◆ **MATERIAL**
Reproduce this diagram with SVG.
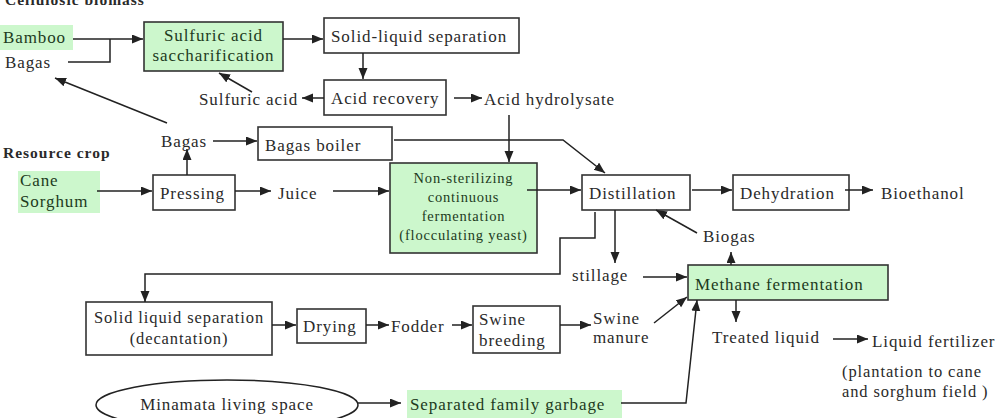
<svg xmlns="http://www.w3.org/2000/svg" width="996" height="418" viewBox="0 0 996 418">
<defs>
<marker id="ah" markerUnits="userSpaceOnUse" markerWidth="12" markerHeight="10" refX="11" refY="4.5" orient="auto">
<path d="M0,0 L11,4.5 L0,9 z" fill="#222"/>
</marker>
<style>
text{font-family:"Liberation Serif","Times New Roman",serif;font-size:17px;letter-spacing:0.9px;fill:#2a2a2a}
.g text{fill:#1d3b1d}
.sm{font-size:14.5px;letter-spacing:0.8px}
.md{font-size:16.5px;letter-spacing:0.9px}
.b{font-weight:bold;font-size:15.5px;letter-spacing:1px}
.box{fill:#fff;stroke:#333;stroke-width:1.6}
.gbox{fill:#ccf7cc;stroke:#333;stroke-width:1.6}
.gr{fill:#ccf7cc}
.c path{fill:none;stroke:#222;stroke-width:1.5}
.c .a{marker-end:url(#ah)}
.mid{text-anchor:middle}
</style>
</defs>
<rect width="996" height="418" fill="#fff"/>

<g id="title-cellulosic"><text class="b" x="5" y="5">Cellulosic biomass</text></g>
<g id="title-resource"><text class="b" x="3" y="158">Resource crop</text></g>

<g id="bamboo" class="g"><rect class="gr" x="0" y="25" width="73" height="25"/><text x="3" y="43">Bamboo</text></g>
<g id="bagas-top"><text x="5" y="68">Bagas</text></g>
<g id="sacch" class="g"><rect class="gbox" x="144" y="22" width="139" height="49"/><text class="mid" x="213.5" y="41">Sulfuric acid</text><text class="mid" x="213.5" y="61">saccharification</text></g>
<g id="sls-top"><rect class="box" x="324" y="18" width="195" height="35"/><text x="331" y="42">Solid-liquid separation</text></g>
<g id="acid-recovery"><rect class="box" x="324" y="80" width="122" height="35"/><text x="331" y="104">Acid recovery</text></g>
<g id="sulfuric-acid"><text x="199" y="105">Sulfuric acid</text></g>
<g id="acid-hydrolysate"><text x="484" y="105">Acid hydrolysate</text></g>

<g id="bagas-mid"><text x="161" y="147">Bagas</text></g>
<g id="bagas-boiler"><rect class="box" x="258" y="127" width="134" height="33"/><text x="265" y="151">Bagas boiler</text></g>
<g id="cane-sorghum" class="g"><rect class="gr" x="18" y="171" width="82" height="42"/><text x="20" y="186">Cane</text><text x="20" y="207">Sorghum</text></g>
<g id="pressing"><rect class="box" x="153" y="175" width="82" height="35"/><text x="160" y="199">Pressing</text></g>
<g id="juice"><text x="278" y="199">Juice</text></g>
<g id="fermentation" class="g"><rect class="gbox" x="390" y="163" width="147" height="90"/><text class="mid sm" x="463.5" y="183">Non-sterilizing</text><text class="mid sm" x="463.5" y="202">continuous</text><text class="mid sm" x="463.5" y="221">fermentation</text><text class="mid sm" x="463.5" y="240">(flocculating yeast)</text></g>
<g id="distillation"><rect class="box" x="582" y="175" width="108" height="35"/><text x="589" y="199">Distillation</text></g>
<g id="dehydration"><rect class="box" x="733" y="175" width="116" height="35"/><text x="740" y="199">Dehydration</text></g>
<g id="bioethanol"><text x="881" y="199">Bioethanol</text></g>
<g id="biogas"><text x="703" y="242">Biogas</text></g>
<g id="stillage"><text x="572" y="281">stillage</text></g>
<g id="methane" class="g"><rect class="gbox" x="688" y="265" width="200" height="35"/><text x="695" y="290">Methane fermentation</text></g>
<g id="treated-liquid"><text x="712" y="343">Treated liquid</text></g>
<g id="liquid-fertilizer"><text x="872" y="347">Liquid fertilizer</text><text class="md" x="842" y="377">(plantation to cane</text><text class="md" x="842" y="397">and sorghum field )</text></g>

<g id="sls-bottom"><rect class="box" x="86" y="302" width="186" height="53"/><text class="mid md" x="179" y="323">Solid liquid separation</text><text class="mid md" x="179" y="344">(decantation)</text></g>
<g id="drying"><rect class="box" x="297" y="309" width="69" height="34"/><text x="303" y="332">Drying</text></g>
<g id="fodder"><text x="391" y="332">Fodder</text></g>
<g id="swine-breeding"><rect class="box" x="473" y="306" width="87" height="47"/><text x="479" y="325">Swine</text><text x="479" y="346">breeding</text></g>
<g id="swine-manure"><text x="593" y="324">Swine</text><text x="593" y="343">manure</text></g>
<g id="minamata"><ellipse cx="227" cy="405" rx="131" ry="25" fill="#fff" stroke="#222" stroke-width="1.5"/><text class="mid" x="227" y="410">Minamata living space</text></g>
<g id="garbage" class="g"><rect class="gr" x="407" y="390" width="215" height="28"/><text x="410" y="410">Separated family garbage</text></g>

<g id="connectors" class="c">
<path class="a" d="M73,39 H143"/>
<path d="M68,62 H110 V39"/>
<path class="a" d="M283,39 H323"/>
<path class="a" d="M363,53 V79"/>
<path class="a" d="M324,98 H302"/>
<path class="a" d="M252,92 L219,73"/>
<path class="a" d="M454,98 H482"/>
<path class="a" d="M509,115 V162"/>
<path class="a" d="M167,123 L55,78"/>
<path class="a" d="M213,141 H257"/>
<path class="a" d="M394,140 H563 L605,173"/>
<path class="a" d="M97,191 H152"/>
<path class="a" d="M187,175 V149"/>
<path class="a" d="M235,191 H271"/>
<path class="a" d="M333,191 H389"/>
<path class="a" d="M527,190 H581"/>
<path class="a" d="M692,190 H732"/>
<path class="a" d="M845,190 H873"/>
<path class="a" d="M697,233 L656,210"/>
<path class="a" d="M731,265 V252"/>
<path class="a" d="M615,210 V263"/>
<path class="a" d="M595,212 V238 H560 V274 H145 V302"/>
<path class="a" d="M643,277 H687"/>
<path class="a" d="M272,325 H296"/>
<path class="a" d="M366,325 H389"/>
<path class="a" d="M452,325 H472"/>
<path class="a" d="M560,325 H591"/>
<path class="a" d="M654,323 L687,297"/>
<path class="a" d="M621,403 H686 L697,300"/>
<path class="a" d="M736,300 V322"/>
<path class="a" d="M833,339 H868"/>
<path class="a" d="M358,403 H401"/>
</g>
</svg>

◆ **WHAT NEEDS TO BE DONE**
Print the complete listing exactly as it stands, without its pictures.

◆ **REPLY TO THE EXERCISE**
Reproduce this diagram with SVG.
<svg xmlns="http://www.w3.org/2000/svg" width="996" height="418" viewBox="0 0 996 418">
<defs>
<marker id="ah" markerUnits="userSpaceOnUse" markerWidth="12" markerHeight="10" refX="11" refY="4.5" orient="auto">
<path d="M0,0 L11,4.5 L0,9 z" fill="#222"/>
</marker>
<style>
text{font-family:"Liberation Serif","Times New Roman",serif;font-size:17px;letter-spacing:0.9px;fill:#2a2a2a}
.g text{fill:#1d3b1d}
.sm{font-size:14.5px;letter-spacing:0.8px}
.md{font-size:16.5px;letter-spacing:0.9px}
.b{font-weight:bold;font-size:15.5px;letter-spacing:1px}
.box{fill:#fff;stroke:#333;stroke-width:1.6}
.gbox{fill:#ccf7cc;stroke:#333;stroke-width:1.6}
.gr{fill:#ccf7cc}
.c path{fill:none;stroke:#222;stroke-width:1.5}
.c .a{marker-end:url(#ah)}
.mid{text-anchor:middle}
</style>
</defs>
<rect width="996" height="418" fill="#fff"/>

<g id="title-cellulosic"><text class="b" x="5" y="5">Cellulosic biomass</text></g>
<g id="title-resource"><text class="b" x="3" y="158">Resource crop</text></g>

<g id="bamboo" class="g"><rect class="gr" x="0" y="25" width="73" height="25"/><text x="3" y="43">Bamboo</text></g>
<g id="bagas-top"><text x="5" y="68">Bagas</text></g>
<g id="sacch" class="g"><rect class="gbox" x="144" y="22" width="139" height="49"/><text class="mid" x="213.5" y="41">Sulfuric acid</text><text class="mid" x="213.5" y="61">saccharification</text></g>
<g id="sls-top"><rect class="box" x="324" y="18" width="195" height="35"/><text x="331" y="42">Solid-liquid separation</text></g>
<g id="acid-recovery"><rect class="box" x="324" y="80" width="122" height="35"/><text x="331" y="104">Acid recovery</text></g>
<g id="sulfuric-acid"><text x="199" y="105">Sulfuric acid</text></g>
<g id="acid-hydrolysate"><text x="484" y="105">Acid hydrolysate</text></g>

<g id="bagas-mid"><text x="161" y="147">Bagas</text></g>
<g id="bagas-boiler"><rect class="box" x="258" y="127" width="134" height="33"/><text x="265" y="151">Bagas boiler</text></g>
<g id="cane-sorghum" class="g"><rect class="gr" x="18" y="171" width="82" height="42"/><text x="20" y="186">Cane</text><text x="20" y="207">Sorghum</text></g>
<g id="pressing"><rect class="box" x="153" y="175" width="82" height="35"/><text x="160" y="199">Pressing</text></g>
<g id="juice"><text x="278" y="199">Juice</text></g>
<g id="fermentation" class="g"><rect class="gbox" x="390" y="163" width="147" height="90"/><text class="mid sm" x="463.5" y="183">Non-sterilizing</text><text class="mid sm" x="463.5" y="202">continuous</text><text class="mid sm" x="463.5" y="221">fermentation</text><text class="mid sm" x="463.5" y="240">(flocculating yeast)</text></g>
<g id="distillation"><rect class="box" x="582" y="175" width="108" height="35"/><text x="589" y="199">Distillation</text></g>
<g id="dehydration"><rect class="box" x="733" y="175" width="116" height="35"/><text x="740" y="199">Dehydration</text></g>
<g id="bioethanol"><text x="881" y="199">Bioethanol</text></g>
<g id="biogas"><text x="703" y="242">Biogas</text></g>
<g id="stillage"><text x="572" y="281">stillage</text></g>
<g id="methane" class="g"><rect class="gbox" x="688" y="265" width="200" height="35"/><text x="695" y="290">Methane fermentation</text></g>
<g id="treated-liquid"><text x="712" y="343">Treated liquid</text></g>
<g id="liquid-fertilizer"><text x="872" y="347">Liquid fertilizer</text><text class="md" x="842" y="377">(plantation to cane</text><text class="md" x="842" y="397">and sorghum field )</text></g>

<g id="sls-bottom"><rect class="box" x="86" y="302" width="186" height="53"/><text class="mid md" x="179" y="323">Solid liquid separation</text><text class="mid md" x="179" y="344">(decantation)</text></g>
<g id="drying"><rect class="box" x="297" y="309" width="69" height="34"/><text x="303" y="332">Drying</text></g>
<g id="fodder"><text x="391" y="332">Fodder</text></g>
<g id="swine-breeding"><rect class="box" x="473" y="306" width="87" height="47"/><text x="479" y="325">Swine</text><text x="479" y="346">breeding</text></g>
<g id="swine-manure"><text x="593" y="324">Swine</text><text x="593" y="343">manure</text></g>
<g id="minamata"><ellipse cx="227" cy="405" rx="131" ry="25" fill="#fff" stroke="#222" stroke-width="1.5"/><text class="mid" x="227" y="410">Minamata living space</text></g>
<g id="garbage" class="g"><rect class="gr" x="407" y="390" width="215" height="28"/><text x="410" y="410">Separated family garbage</text></g>

<g id="connectors" class="c">
<path class="a" d="M73,39 H143"/>
<path d="M68,62 H110 V39"/>
<path class="a" d="M283,39 H323"/>
<path class="a" d="M363,53 V79"/>
<path class="a" d="M324,98 H302"/>
<path class="a" d="M252,92 L219,73"/>
<path class="a" d="M454,98 H482"/>
<path class="a" d="M509,115 V162"/>
<path class="a" d="M167,123 L55,78"/>
<path class="a" d="M213,141 H257"/>
<path class="a" d="M394,140 H563 L605,173"/>
<path class="a" d="M97,191 H152"/>
<path class="a" d="M187,175 V149"/>
<path class="a" d="M235,191 H271"/>
<path class="a" d="M333,191 H389"/>
<path class="a" d="M527,190 H581"/>
<path class="a" d="M692,190 H732"/>
<path class="a" d="M845,190 H873"/>
<path class="a" d="M697,233 L656,210"/>
<path class="a" d="M731,265 V252"/>
<path class="a" d="M615,210 V263"/>
<path class="a" d="M595,212 V238 H560 V274 H145 V302"/>
<path class="a" d="M643,277 H687"/>
<path class="a" d="M272,325 H296"/>
<path class="a" d="M366,325 H389"/>
<path class="a" d="M452,325 H472"/>
<path class="a" d="M560,325 H591"/>
<path class="a" d="M654,323 L687,297"/>
<path class="a" d="M621,403 H686 L697,300"/>
<path class="a" d="M736,300 V322"/>
<path class="a" d="M833,339 H868"/>
<path class="a" d="M358,403 H401"/>
</g>
</svg>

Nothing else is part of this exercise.